Effective Project Management achieves results by completing projects based on three main principles…
- The project produces high quality results that meet the project objectives
- The project is on time
- The project is under budget
Let’s use one example to demonstrate these three principles. Universities and TAFEs need to build student record or Enterprise Resource Planning (ERP) systems. Due to government reporting requirements, they need to be complex and continually updated to meet new demands. They need to be able to deal with students applying for courses, enrolling, making changes to enrolments, getting exam results, graduating, etc. It also extends into Alumni systems, because as American universities have shown, if you get your student record systems right, then keeping in contact with your Alumni can dramatically increase their donations.
Each project has defined objectives to achieve to develop new functionality that improves existing systems. Why else would you create a project! The solution has to be a quality outcome, not a messy system that is difficult to use. Imagine a bank introducing a new online banking app that was clunky, difficult to understand and didn’t do what you expect it to do. That bank would suffer greatly and lose customers, business and profit.
Over the past decades, universities have implemented very large ERP projects worth tens of millions of dollars, typically using PeopleSoft, SAP, Oracle, Banner, Technology One, etc. Unfortunately they have wasted millions of dollars, overrun projects by years and failed to deliver on project objectives. Recently I was asked to review an ERP project upgrade at an Australian university that caused problems. This university trained nurses and the new system could not print final result transcripts, which was just when hospitals required them for recruiting new nurses. It turned out the original project objectives had been deferred and they actually didn’t need to do the upgrade, but they were caught out by a bug in the system, which took several months to resolve.
2. The project completes on time
Every project has a deadline when the project is expected to deliver. Most computer systems are interlinked to many other systems and the delay in one project could be very damaging to the overall systems.
In 2012, all Hong Kong universities were required to change from 3-year undergraduate courses to 4-year courses, with secondary schools shortening their years from 6 to 5 years.
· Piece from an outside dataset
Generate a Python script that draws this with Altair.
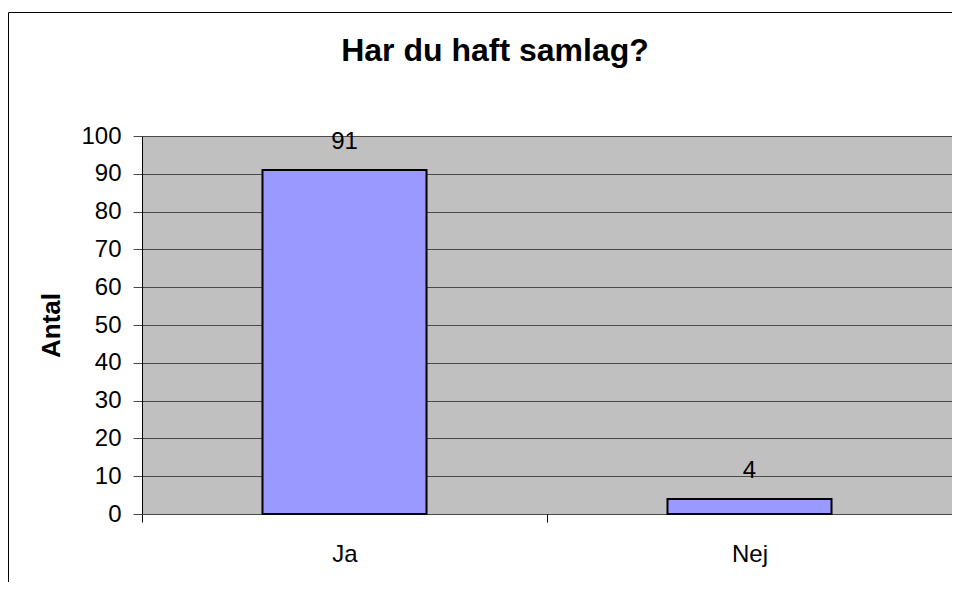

In 2012 all the universities ERP systems had to enrol two lots of students – year 6 students into 3-year courses, plus year 5 students into 4-year courses. If the ERP systems had not been modified to handle this double intake, the universities would not be able to enrol students.
3. The project is under budget
Each project will be allocated an expected budget at the start. The organisation undertaking the project needs to know that the budget is sufficient to complete the project without additional funding.
There was an enormous push to upgrade all ERP systems in universities in the 1980s and 1990s and many universities allocated huge budgets to do so. One famous example was the UNSW who I believe allocated $22 million at the start, but stopped counting when it exceeded $45 million. Not a great result.
Getting all three parts of project management right will create a successful project outcome. I’m reminded that RMIT university in Victoria had a disastrous ERP project, which let to weekly reporting to the Victorian government, several staff were sacked, they had difficulties enrolling overseas students (the lifeblood of this university) and it even led to the Vice Chancellor’s resignation. Unfortunately this is a great example of a failed project with poor management.
However many universities have now implemented Project, Program and Portfolio Management or P3M offices. The University of Melbourne is a good example which started with a small P3M office of 3-4 staff, but due to outstanding success in achieving successful project results, grew to 150 + staff over the next 5 years. University project managers now have a community support group called P3M COM – see http://www.linkedin.com/groups/CAUDIT-P3M-Community-Portfolio-Program-4816521/about, which is part of CAUDIT or the Council of Australian University Directors of Information Technology– see www.caudit.edu.au
Some typical Project Management software systems are…
- entry-level – Microsoft Project
- high-end – Prince
- cloud-based services – Citrix Podio, Basecamp, Clarizen, Replicon, Zoho
The demand for quality project managers is strong and it is a rewarding career, both financially and being able to achieve measurable results for your organisation.